When an indicator of potential impairment is identified for a community or land parcel, the Company tests the asset for recoverability by comparing the carrying value of the asset to the undiscounted future net cash flows expected to be generated by the asset. The undiscounted future net cash flows are impacted by then-current conditions and trends in the market in which the asset is located as well as factors known to the Company at the time the cash flows are calculated. The undiscounted future net cash flows consider recent trends in the Company’s sales, backlog and cancellation rates. Also taken into account are the Company’s future expectations related to the following: market supply and demand, including estimates concerning average selling prices; sales and cancellation rates; and anticipated land development, construction and overhead costs to be incurred. With respect to the three months and six months ended May 31, 2012 and 2011, these expectations reflected the Company’s experience that market conditions for its assets in inventory where impairment indicators were identified have been generally stable in 2011 and into 2012, with no significant deterioration or improvement identified as to revenue and cost drivers. In the Company’s assessments during the first half of 2012, the Company determined that the year-over-year decrease in net orders in the first quarter of 2012 and modest increase in net orders in the second quarter of 2012 did not reflect a sustained change in market conditions preventing recoverability. Rather, the Company considered that the changes reflected period-specific residential consumer mortgage loan funding issues arising from a change in the nature of the Company’s relationships with mortgage lenders during the period. The Company believes such issues will be mitigated in future periods as a result of an operational transition to its new preferred mortgage lender, as well as the Company’s expected ability to continue to generate a consistent or higher average selling price. The Company’s year-over-year net order comparison for the first half of 2012 also reflected a lower number of new home communities open for sales. Based on this experience, and taking into account the signs of stability in many markets for new home sales, the Company’s inventory assessments as of May 31, 2012 considered an expected steady, if slightly improved, overall sales pace for the remainder of 2012 relative to the pace in the second half of 2011.

Given the inherent challenges and uncertainties in forecasting future results, the Company’s inventory assessments at the time they are made generally assume the continuation of then-current market conditions, subject to identifying information suggesting a significant sustained deterioration or improvement, or other changes, in such conditions.

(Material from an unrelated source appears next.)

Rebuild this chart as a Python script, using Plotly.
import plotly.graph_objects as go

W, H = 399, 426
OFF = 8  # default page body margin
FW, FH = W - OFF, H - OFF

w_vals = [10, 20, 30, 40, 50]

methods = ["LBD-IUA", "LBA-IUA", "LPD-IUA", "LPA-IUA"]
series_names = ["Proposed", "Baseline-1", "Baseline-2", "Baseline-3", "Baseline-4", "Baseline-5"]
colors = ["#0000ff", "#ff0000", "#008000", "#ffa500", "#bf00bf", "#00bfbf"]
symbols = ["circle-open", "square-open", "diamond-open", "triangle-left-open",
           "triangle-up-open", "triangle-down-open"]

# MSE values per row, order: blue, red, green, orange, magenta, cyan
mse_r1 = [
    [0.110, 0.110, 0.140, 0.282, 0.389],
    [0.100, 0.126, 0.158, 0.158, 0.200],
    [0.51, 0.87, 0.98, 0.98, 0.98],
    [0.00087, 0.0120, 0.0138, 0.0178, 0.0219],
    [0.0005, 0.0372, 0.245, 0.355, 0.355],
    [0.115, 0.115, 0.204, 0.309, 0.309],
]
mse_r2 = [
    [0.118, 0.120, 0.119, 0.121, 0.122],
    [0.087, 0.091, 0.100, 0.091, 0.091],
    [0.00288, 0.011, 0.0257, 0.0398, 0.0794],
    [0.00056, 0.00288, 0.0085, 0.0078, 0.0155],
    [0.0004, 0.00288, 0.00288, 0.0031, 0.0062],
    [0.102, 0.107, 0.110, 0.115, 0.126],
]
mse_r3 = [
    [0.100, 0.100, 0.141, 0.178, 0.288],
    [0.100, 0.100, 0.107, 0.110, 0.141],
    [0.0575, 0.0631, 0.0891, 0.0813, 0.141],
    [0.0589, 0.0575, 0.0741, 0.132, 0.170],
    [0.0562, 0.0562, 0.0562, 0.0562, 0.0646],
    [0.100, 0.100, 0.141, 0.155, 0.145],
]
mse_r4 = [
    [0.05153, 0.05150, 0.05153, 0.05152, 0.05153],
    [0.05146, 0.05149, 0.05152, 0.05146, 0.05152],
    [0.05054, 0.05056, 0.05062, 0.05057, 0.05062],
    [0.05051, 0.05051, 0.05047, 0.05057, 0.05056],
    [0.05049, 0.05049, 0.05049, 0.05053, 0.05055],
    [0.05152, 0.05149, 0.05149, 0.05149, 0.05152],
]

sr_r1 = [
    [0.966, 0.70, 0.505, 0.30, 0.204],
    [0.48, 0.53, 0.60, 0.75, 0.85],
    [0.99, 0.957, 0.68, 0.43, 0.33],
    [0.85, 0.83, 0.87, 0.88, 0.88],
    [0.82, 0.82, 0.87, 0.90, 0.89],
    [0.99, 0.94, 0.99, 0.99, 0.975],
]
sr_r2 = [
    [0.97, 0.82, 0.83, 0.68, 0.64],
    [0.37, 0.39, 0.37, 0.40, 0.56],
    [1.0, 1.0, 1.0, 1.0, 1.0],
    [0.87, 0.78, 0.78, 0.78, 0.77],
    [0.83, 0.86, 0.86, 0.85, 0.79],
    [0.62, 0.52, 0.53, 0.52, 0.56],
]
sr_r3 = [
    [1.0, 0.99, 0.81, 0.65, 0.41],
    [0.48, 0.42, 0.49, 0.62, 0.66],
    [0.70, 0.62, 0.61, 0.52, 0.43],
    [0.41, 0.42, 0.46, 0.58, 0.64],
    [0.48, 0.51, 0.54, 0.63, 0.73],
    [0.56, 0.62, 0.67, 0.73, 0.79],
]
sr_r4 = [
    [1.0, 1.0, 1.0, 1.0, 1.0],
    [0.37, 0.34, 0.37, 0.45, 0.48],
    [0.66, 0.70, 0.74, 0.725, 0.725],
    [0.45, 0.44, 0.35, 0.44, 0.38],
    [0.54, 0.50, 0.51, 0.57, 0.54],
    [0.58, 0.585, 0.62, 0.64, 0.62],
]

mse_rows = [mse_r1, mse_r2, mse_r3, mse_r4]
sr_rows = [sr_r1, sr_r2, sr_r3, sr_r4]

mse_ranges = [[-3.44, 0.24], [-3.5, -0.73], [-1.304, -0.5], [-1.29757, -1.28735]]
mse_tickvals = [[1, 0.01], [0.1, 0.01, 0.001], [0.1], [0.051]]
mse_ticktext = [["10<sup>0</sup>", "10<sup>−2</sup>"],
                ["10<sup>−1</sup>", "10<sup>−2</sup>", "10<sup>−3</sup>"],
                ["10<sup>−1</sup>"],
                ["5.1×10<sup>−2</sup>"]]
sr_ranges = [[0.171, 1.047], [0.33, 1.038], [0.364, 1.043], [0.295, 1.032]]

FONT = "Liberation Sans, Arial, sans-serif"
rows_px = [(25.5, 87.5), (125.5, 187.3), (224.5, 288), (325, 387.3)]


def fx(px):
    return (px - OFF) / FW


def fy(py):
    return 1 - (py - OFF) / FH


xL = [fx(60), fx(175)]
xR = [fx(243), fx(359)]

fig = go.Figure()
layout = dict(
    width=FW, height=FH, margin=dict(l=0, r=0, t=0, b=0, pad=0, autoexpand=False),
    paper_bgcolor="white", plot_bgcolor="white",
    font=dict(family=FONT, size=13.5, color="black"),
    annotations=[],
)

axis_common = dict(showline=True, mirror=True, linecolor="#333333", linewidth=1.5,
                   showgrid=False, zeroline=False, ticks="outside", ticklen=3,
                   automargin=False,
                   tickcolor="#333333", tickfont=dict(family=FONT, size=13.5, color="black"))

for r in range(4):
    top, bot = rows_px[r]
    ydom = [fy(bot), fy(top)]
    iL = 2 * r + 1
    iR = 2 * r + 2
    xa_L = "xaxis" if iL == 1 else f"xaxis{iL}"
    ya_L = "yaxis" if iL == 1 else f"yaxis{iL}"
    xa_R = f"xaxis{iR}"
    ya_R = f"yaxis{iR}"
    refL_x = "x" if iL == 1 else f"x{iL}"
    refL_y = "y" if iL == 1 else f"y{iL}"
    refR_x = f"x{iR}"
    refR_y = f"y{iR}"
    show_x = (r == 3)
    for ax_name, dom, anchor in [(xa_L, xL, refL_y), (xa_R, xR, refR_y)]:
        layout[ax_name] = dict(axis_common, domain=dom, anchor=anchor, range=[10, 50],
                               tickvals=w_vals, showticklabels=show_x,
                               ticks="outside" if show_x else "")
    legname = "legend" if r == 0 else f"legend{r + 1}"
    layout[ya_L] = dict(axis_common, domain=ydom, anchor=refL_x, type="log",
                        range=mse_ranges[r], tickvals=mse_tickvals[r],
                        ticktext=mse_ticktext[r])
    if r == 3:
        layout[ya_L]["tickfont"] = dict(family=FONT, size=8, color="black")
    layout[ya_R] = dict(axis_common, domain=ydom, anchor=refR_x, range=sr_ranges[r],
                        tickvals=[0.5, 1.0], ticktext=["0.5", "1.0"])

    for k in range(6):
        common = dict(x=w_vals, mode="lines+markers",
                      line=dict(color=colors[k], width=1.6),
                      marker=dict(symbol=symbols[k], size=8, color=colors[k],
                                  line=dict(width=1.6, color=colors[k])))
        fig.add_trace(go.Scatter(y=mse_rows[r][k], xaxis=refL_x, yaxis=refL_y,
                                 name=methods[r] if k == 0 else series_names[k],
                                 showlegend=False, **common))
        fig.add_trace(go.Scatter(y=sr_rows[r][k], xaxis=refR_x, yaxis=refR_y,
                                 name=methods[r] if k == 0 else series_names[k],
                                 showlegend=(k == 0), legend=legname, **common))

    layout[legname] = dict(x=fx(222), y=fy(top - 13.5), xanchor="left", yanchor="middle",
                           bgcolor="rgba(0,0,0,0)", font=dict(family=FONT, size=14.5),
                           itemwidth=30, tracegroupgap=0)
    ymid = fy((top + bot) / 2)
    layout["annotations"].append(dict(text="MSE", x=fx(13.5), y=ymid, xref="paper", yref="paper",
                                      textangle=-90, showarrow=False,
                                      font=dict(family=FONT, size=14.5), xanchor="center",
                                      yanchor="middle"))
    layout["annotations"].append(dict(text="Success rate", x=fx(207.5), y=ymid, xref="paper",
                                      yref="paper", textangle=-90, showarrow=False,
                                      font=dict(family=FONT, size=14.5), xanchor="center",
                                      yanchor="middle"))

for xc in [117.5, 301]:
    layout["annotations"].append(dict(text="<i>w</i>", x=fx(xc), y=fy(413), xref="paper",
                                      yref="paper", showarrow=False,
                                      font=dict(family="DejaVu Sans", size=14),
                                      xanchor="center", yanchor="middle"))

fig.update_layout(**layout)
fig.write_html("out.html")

Therefore, the Company’s inventory assessments, at the time made, anticipate sales rates, average selling prices and costs to generally continue at or near then-current levels through the affected asset’s estimated remaining life. Inventory assessments for the Company’s land held for future development also incorporate highly subjective forecasts for future performance, including the timing and projected costs of development and construction, the product to be offered, and the sales rates and selling prices of the product when an associated community is anticipated to open for sales. The Company evaluates various factors to develop these forecasts, including the availability of and demand for homes and finished lots within the relevant marketplace; historical, current and future sales trends for the marketplace; and third-party data, if available.

 

Based on these factors, the Company formulates assumptions for future performance that it believes are reasonable. These various estimates, trends, expectations and assumptions used in the Company’s inventory assessments are specific to each community or land parcel and may vary among communities or land parcels and over time.

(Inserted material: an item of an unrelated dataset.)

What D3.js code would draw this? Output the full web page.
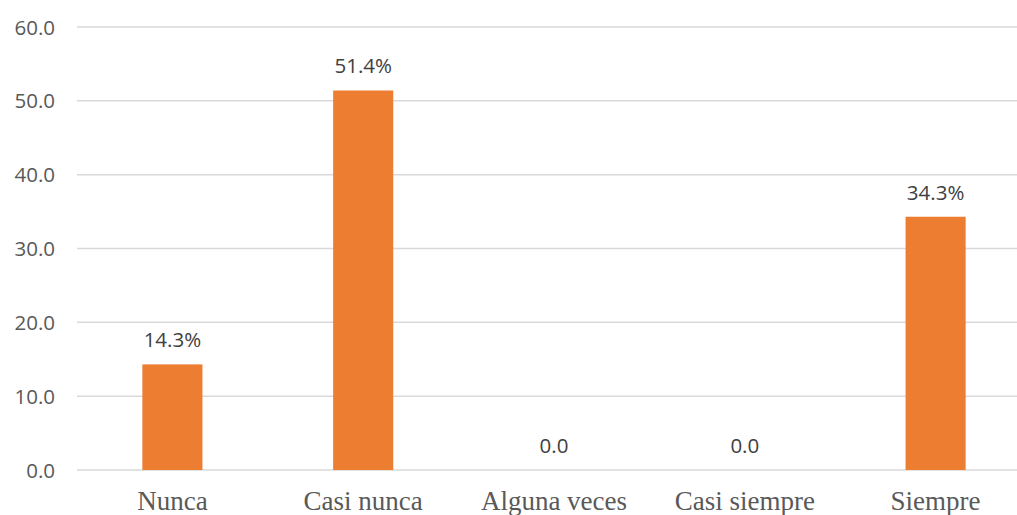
<!DOCTYPE html>
<html>
<head>
<meta charset="utf-8">
<script src="https://cdn.jsdelivr.net/npm/d3@7"></script>
<style>
html,body{margin:0;padding:0;background:#fff;}
svg{display:block;}
</style>
</head>
<body>
<svg id="chart" width="1017" height="515"></svg>
<script>
const categories = ["Nunca", "Casi nunca", "Alguna veces", "Casi siempre", "Siempre"];
const values = [14.3, 51.4, 0.0, 0.0, 34.3];
const valueLabels = ["14.3%", "51.4%", "0.0", "0.0", "34.3%"];
const yTicks = [0, 10, 20, 30, 40, 50, 60];

const svg = d3.select("#chart");
const plotLeft = 77, plotRight = 1031, plotTop = 27, plotBottom = 470;

const x = d3.scaleBand().domain(categories).range([plotLeft, plotRight]).padding(0);
const y = d3.scaleLinear().domain([0, 60]).range([plotBottom, plotTop]);
const barW = x.bandwidth() * 0.315;

// gridlines
svg.append("g").selectAll("line").data(yTicks).join("line")
  .attr("x1", plotLeft).attr("x2", plotRight)
  .attr("y1", d => y(d)).attr("y2", d => y(d))
  .attr("stroke", "#d9d9d9").attr("stroke-width", 1.5);

// y tick labels
svg.append("g").selectAll("text").data(yTicks).join("text")
  .attr("x", 55).attr("y", d => y(d) + 7.5)
  .attr("text-anchor", "end")
  .attr("font-family", "'Open Sans', sans-serif")
  .attr("font-size", 20.5)
  .attr("fill", "#595959")
  .text(d => d.toFixed(1));

// bars
svg.append("g").selectAll("rect").data(values).join("rect")
  .attr("x", (d, i) => x(categories[i]) + x.bandwidth() / 2 - barW / 2)
  .attr("width", barW)
  .attr("y", d => y(d))
  .attr("height", d => y(0) - y(d))
  .attr("fill", "#ED7D31");

// data labels
svg.append("g").selectAll("text").data(values).join("text")
  .attr("x", (d, i) => x(categories[i]) + x.bandwidth() / 2)
  .attr("y", d => y(d) - 17)
  .attr("text-anchor", "middle")
  .attr("font-family", "'Open Sans', sans-serif")
  .attr("font-size", 20.5)
  .attr("fill", "#404040")
  .text((d, i) => valueLabels[i]);

// category labels
svg.append("g").selectAll("text").data(categories).join("text")
  .attr("x", d => x(d) + x.bandwidth() / 2)
  .attr("y", 510)
  .attr("text-anchor", "middle")
  .attr("font-family", "'Liberation Serif', 'Times New Roman', serif")
  .attr("font-size", 27)
  .attr("fill", "#595959")
  .text(d => d);
</script>
</body>
</html>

The Company records an inventory impairment charge when the carrying value of a real estate asset is greater than the undiscounted future net cash flows the asset is expected to generate. These real estate assets are written down to fair value, which is primarily based on the estimated future net cash flows discounted for inherent risk associated with each such asset. Inputs used in the estimated discounted future net cash flows are specific to each affected community or land parcel and are based on expectations of the Company’s local management teams for each such asset as of the applicable measurement date, including, among others, expectations related to average selling prices and delivery rates. The discount rates used are impacted by the following: the risk-free rate of return; expected risk premium based on estimated land development, construction and delivery timelines; market risk from potential future price erosion; cost uncertainty due to development or construction cost increases; and other risks specific to the asset or conditions in the market in which the asset is located at the time the assessment is made.

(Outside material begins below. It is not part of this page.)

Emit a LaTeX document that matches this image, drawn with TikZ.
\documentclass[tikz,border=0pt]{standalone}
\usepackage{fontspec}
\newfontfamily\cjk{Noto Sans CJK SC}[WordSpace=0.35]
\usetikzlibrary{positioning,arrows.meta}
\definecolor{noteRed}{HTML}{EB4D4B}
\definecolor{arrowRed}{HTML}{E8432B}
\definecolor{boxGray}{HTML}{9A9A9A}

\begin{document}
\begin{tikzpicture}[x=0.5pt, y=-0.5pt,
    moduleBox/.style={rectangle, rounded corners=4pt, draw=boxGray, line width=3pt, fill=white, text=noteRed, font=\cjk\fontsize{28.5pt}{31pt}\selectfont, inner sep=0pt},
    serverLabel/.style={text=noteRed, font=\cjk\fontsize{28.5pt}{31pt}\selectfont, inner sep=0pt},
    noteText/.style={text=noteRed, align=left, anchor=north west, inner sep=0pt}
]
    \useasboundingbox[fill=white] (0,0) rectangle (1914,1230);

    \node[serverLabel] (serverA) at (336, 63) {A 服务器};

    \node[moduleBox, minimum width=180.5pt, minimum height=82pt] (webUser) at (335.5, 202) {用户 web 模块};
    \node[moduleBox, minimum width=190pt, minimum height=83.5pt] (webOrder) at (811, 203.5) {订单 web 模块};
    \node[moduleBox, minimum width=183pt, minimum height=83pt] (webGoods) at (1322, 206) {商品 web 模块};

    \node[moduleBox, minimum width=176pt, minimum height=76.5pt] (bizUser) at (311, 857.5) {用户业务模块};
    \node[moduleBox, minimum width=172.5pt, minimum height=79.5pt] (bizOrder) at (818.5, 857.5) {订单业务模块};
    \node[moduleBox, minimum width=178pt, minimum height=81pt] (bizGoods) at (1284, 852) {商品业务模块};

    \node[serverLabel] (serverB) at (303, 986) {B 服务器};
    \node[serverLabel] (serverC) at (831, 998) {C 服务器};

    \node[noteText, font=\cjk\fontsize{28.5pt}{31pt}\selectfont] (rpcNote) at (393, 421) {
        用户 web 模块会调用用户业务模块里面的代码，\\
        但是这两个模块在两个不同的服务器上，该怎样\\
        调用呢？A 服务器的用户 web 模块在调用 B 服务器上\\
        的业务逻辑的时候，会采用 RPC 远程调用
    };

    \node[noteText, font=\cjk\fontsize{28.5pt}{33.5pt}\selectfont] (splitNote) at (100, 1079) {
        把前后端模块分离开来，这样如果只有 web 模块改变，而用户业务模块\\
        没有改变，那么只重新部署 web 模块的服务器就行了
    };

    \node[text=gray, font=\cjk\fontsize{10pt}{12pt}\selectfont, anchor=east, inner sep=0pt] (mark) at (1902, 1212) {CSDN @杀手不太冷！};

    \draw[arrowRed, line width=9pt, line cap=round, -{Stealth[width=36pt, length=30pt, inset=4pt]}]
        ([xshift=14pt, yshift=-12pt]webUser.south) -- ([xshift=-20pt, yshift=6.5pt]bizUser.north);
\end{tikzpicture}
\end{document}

The following table summarizes ranges for significant quantitative unobservable inputs the Company utilized in its fair value measurements with respect to the impaired communities or land parcels written down to fair value during the six months and three months ended May 31, 2012:

 

         

Unobservable Input

 

Six Months Ended May 31, 2012

 

Three Months Ended May 31, 2012

Average selling price

  $115,200 - $498,000   $115,200 - $487,300

Deliveries per month

  1 - 6   1 - 6

Discount rate

  17% - 20%   17% - 20%

Based on the results of its evaluations, the Company recognized inventory impairment charges of $9.9 million in the three months ended May 31, 2012 associated with five communities with a post-impairment fair value of $15.2 million. In the three months ended May 31, 2011, the Company recognized $20.1 million of such charges associated with five communities with a post-impairment fair value of $27.6 million. These charges included an $18.1 million adjustment to the fair value of real estate collateral in the Company’s Southwest homebuilding reporting segment that the Company took back on a note receivable. In the six months ended May 31, 2012, the Company recognized inventory impairment charges of $16.5 million associated with seven communities with a post-impairment fair value of $27.4 million. In the six months ended May 31, 2011, the Company recognized $21.1 million of such charges associated with eight communities or land parcels with a post-impairment fair value of $28.8 million.

As of May 31, 2012, the aggregate carrying value of the Company’s inventory that had been impacted by inventory impairment charges was $351.2 million, representing 50 communities and various other land parcels. As of November 30, 2011, the aggregate carrying value of the Company’s inventory that had been impacted by inventory impairment charges was $338.5 million, representing 53 communities and various other land parcels.

The Company’s inventory controlled under land option contracts and other similar contracts is assessed to determine whether it continues to meet the Company’s internal investment and marketing standards. Assessments are made separately for each optioned land parcel on a quarterly basis and are affected by the following factors, among others: current and/or anticipated sales rates, average selling prices and home delivery volume; estimated land development and construction costs; and projected profitability on expected future housing or land sales. When a decision is made not to exercise certain land option contracts and other similar contracts due to market conditions and/or changes in its marketing strategy, the Company writes off the related inventory costs, including non-refundable deposits and pre-acquisition costs. Based on the results of its assessments, the Company recognized no land option contract abandonment charges in the three months or six months ended May 31, 2012. In the three months ended May 31, 2011, the Company recognized $.5 million of land option contract abandonment charges corresponding to 117 lots. In the six months ended May 31, 2011, the Company recognized $1.3 million of such charges corresponding to 258 lots. Inventory impairment and land option contract abandonment charges are included in construction and land costs in the Company’s consolidated statements of operations.

The estimated remaining life of each community or land parcel in the Company’s inventory depends on various factors, such as the total number of lots remaining; the expected timeline to acquire and entitle land and develop lots to build homes; the anticipated future sales and cancellation rates; and the expected timeline to build and deliver homes sold. While it is difficult to determine a precise timeframe for any particular inventory asset, the Company estimates its inventory assets’ remaining operating lives under current and expected future market conditions to range generally from one year to in excess of 10 years. Based on current market conditions and expected delivery timelines, the Company expects to realize, on an overall basis, the majority of its current inventory balance within five years.

Due to the judgment and assumptions applied in the estimation process with respect to inventory impairments, land option contract abandonments, the remaining operating lives of the Company’s inventory assets and the realization of its inventory balances, it is possible that actual results could differ substantially from those estimated.